- **What is needed**: Can you write out every line from the start of the records below through the line containing "from matplotlib.patches import", leaving out any pictures?

- **Supplied information**:
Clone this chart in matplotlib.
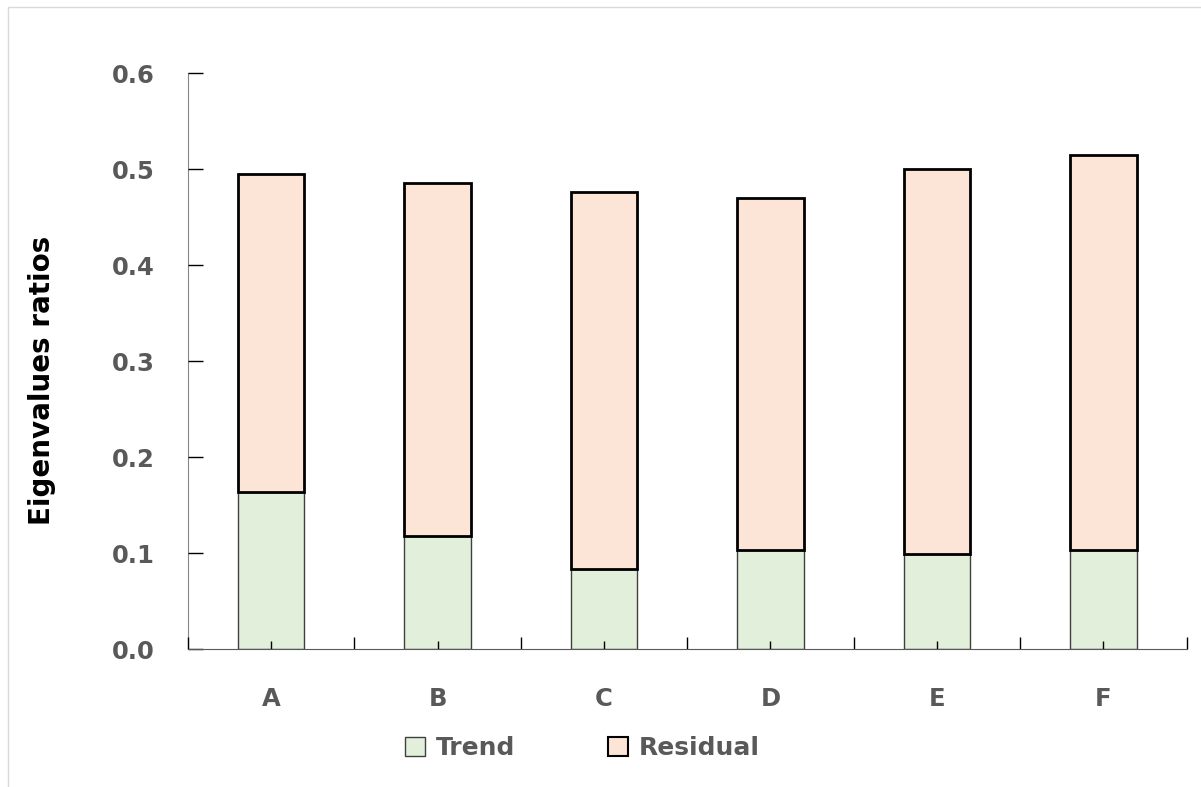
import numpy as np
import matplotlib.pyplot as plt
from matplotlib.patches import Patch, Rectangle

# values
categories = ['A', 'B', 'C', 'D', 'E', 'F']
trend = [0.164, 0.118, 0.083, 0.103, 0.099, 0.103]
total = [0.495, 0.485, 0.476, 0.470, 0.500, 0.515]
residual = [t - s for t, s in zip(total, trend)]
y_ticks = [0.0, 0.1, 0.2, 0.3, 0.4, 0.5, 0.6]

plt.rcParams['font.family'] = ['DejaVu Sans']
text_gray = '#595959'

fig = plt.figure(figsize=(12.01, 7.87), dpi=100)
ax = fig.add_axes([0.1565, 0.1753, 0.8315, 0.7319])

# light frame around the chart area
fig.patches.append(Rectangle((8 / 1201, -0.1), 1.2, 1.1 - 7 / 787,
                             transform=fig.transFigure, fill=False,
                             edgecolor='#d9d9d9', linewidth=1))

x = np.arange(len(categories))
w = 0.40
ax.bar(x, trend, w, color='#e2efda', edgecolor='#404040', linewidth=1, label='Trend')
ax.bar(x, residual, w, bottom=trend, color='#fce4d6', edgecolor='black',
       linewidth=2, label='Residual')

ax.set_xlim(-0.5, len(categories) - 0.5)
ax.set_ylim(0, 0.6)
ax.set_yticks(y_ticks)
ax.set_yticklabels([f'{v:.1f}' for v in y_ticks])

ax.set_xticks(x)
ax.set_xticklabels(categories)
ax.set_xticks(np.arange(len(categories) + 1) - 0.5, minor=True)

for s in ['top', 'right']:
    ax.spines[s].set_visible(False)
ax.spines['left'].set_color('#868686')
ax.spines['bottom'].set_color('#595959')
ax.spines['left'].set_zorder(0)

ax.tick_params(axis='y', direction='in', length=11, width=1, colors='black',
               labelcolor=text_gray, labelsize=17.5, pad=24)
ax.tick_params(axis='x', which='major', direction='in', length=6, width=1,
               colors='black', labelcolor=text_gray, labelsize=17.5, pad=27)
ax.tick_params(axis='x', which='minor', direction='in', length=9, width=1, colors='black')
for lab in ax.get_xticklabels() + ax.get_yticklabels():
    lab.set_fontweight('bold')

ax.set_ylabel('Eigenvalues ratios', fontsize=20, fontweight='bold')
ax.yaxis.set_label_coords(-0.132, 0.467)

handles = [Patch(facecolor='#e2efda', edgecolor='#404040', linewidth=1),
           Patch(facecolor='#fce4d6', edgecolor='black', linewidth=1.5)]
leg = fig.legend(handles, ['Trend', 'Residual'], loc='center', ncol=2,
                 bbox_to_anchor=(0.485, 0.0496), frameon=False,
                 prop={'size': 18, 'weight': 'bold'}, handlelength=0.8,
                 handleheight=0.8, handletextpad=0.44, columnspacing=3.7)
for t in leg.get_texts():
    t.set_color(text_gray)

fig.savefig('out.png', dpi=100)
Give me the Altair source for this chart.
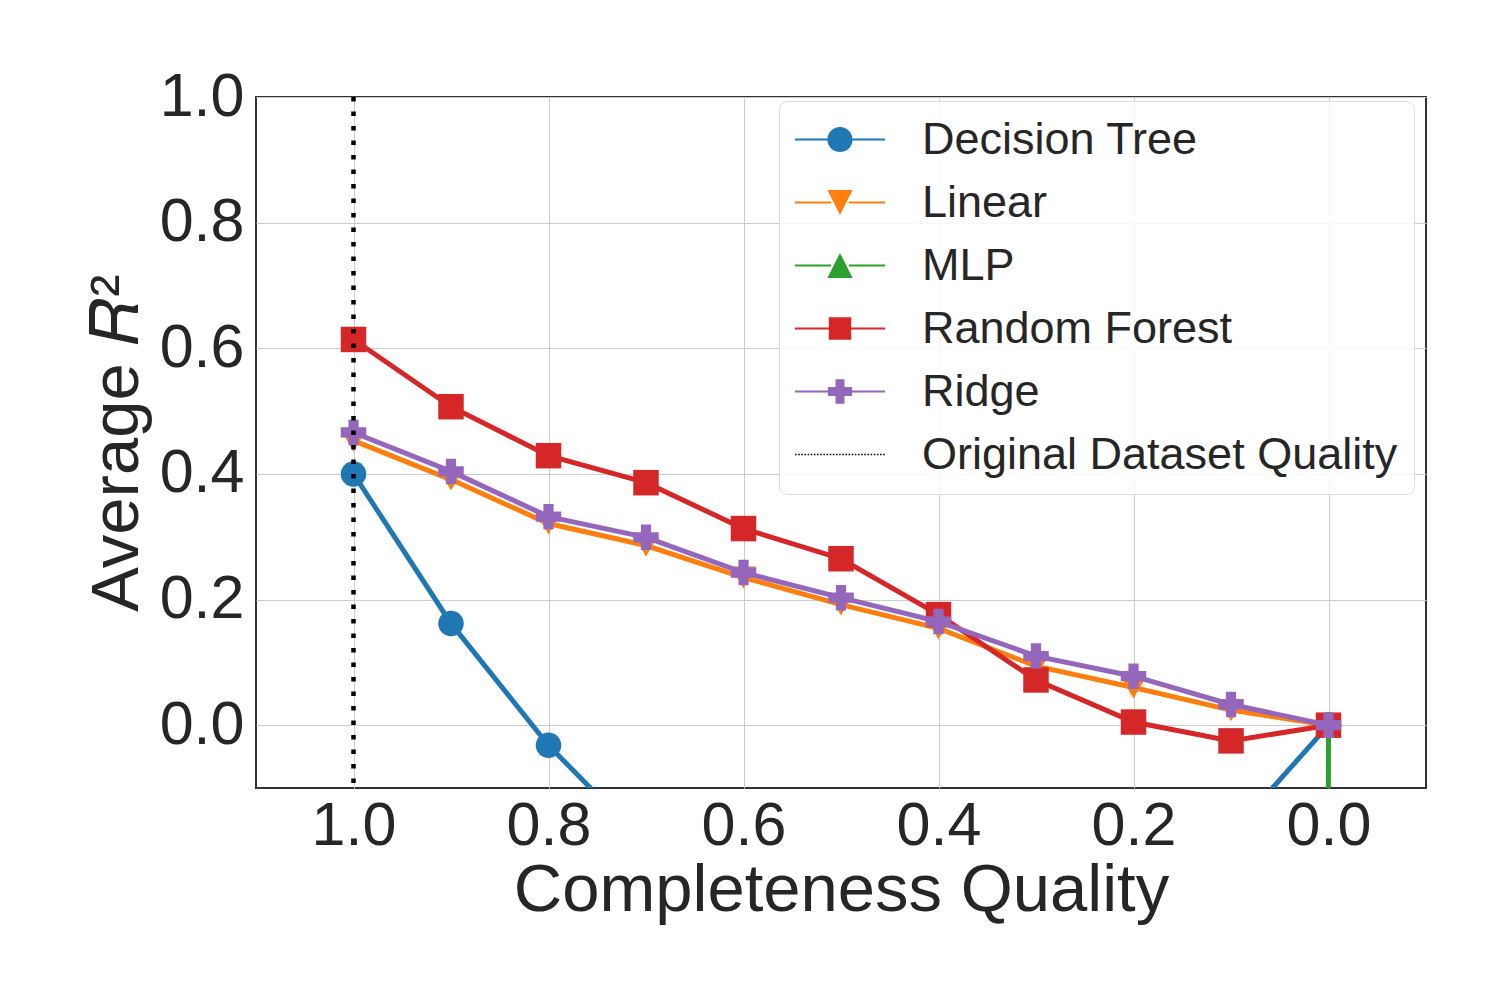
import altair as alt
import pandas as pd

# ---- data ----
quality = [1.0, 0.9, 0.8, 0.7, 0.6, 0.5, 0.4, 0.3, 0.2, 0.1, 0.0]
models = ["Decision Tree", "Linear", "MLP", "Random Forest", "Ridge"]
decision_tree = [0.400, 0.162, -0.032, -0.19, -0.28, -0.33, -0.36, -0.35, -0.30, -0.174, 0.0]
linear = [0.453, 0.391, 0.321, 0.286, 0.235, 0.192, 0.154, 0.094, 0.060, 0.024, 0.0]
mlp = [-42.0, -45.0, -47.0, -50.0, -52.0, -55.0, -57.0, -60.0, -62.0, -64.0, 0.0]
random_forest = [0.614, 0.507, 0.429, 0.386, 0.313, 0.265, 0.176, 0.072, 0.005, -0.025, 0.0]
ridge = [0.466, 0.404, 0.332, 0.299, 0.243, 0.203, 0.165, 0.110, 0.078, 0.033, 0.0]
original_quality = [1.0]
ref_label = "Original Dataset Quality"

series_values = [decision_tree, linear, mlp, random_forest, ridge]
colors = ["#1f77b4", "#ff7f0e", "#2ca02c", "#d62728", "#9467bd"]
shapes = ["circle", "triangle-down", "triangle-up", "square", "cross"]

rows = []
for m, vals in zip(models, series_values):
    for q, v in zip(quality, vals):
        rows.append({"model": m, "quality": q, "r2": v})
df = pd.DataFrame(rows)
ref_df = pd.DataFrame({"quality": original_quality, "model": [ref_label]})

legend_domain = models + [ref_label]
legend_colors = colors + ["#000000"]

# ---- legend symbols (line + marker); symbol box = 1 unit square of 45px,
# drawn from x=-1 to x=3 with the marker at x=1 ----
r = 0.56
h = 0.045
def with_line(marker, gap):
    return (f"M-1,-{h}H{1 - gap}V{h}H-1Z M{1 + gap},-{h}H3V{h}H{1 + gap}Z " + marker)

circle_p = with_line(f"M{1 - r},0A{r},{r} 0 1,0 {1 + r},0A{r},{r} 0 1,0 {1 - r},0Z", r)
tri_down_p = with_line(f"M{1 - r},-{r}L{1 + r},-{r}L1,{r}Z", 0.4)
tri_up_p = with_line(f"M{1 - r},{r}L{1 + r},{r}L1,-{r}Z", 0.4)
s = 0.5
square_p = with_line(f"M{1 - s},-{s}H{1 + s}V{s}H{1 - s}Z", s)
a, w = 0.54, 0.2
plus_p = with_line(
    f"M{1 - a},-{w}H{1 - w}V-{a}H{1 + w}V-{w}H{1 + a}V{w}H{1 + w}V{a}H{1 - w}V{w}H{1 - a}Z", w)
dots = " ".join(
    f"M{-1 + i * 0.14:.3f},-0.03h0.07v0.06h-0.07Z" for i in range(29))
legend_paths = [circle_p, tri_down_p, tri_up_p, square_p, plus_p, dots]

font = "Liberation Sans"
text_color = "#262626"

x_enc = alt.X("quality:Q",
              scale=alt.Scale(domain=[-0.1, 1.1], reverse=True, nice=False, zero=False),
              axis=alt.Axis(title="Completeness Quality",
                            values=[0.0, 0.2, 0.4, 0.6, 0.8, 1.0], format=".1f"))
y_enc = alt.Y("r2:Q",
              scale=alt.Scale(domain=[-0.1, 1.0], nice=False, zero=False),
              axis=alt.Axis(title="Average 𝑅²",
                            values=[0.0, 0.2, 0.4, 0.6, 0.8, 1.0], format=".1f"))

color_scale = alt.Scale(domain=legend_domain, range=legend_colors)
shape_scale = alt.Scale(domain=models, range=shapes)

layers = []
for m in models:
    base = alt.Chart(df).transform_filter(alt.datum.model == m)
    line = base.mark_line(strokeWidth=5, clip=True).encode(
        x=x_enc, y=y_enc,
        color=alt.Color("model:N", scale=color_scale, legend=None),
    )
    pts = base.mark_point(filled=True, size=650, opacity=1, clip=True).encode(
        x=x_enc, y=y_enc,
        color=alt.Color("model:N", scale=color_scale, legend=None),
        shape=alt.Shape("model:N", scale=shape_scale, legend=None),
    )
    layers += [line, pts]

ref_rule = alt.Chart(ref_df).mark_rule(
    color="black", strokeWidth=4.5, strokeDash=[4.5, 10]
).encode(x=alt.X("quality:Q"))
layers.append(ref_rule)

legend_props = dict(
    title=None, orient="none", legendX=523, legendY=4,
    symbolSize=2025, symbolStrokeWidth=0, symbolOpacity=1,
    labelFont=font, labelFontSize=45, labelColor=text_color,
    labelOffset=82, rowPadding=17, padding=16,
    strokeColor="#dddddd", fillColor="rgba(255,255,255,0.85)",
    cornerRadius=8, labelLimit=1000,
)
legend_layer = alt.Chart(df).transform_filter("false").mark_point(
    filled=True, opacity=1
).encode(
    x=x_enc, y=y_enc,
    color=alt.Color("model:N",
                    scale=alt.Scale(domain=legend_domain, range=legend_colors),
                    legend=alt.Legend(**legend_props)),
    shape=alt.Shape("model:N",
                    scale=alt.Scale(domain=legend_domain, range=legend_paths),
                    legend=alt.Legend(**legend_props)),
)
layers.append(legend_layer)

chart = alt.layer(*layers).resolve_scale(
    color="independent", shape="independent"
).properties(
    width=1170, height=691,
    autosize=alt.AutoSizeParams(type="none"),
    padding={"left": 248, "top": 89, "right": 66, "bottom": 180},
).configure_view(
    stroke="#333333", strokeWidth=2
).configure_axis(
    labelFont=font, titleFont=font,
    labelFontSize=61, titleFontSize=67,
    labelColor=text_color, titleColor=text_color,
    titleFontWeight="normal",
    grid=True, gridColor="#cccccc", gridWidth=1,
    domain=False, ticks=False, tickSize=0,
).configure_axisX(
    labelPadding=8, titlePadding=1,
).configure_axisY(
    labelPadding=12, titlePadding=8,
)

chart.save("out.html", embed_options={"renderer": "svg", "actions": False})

- **Exercise solution**:
Clone this chart in matplotlib.
import numpy as np
import matplotlib.pyplot as plt
from matplotlib.patches import Patch, Rectangle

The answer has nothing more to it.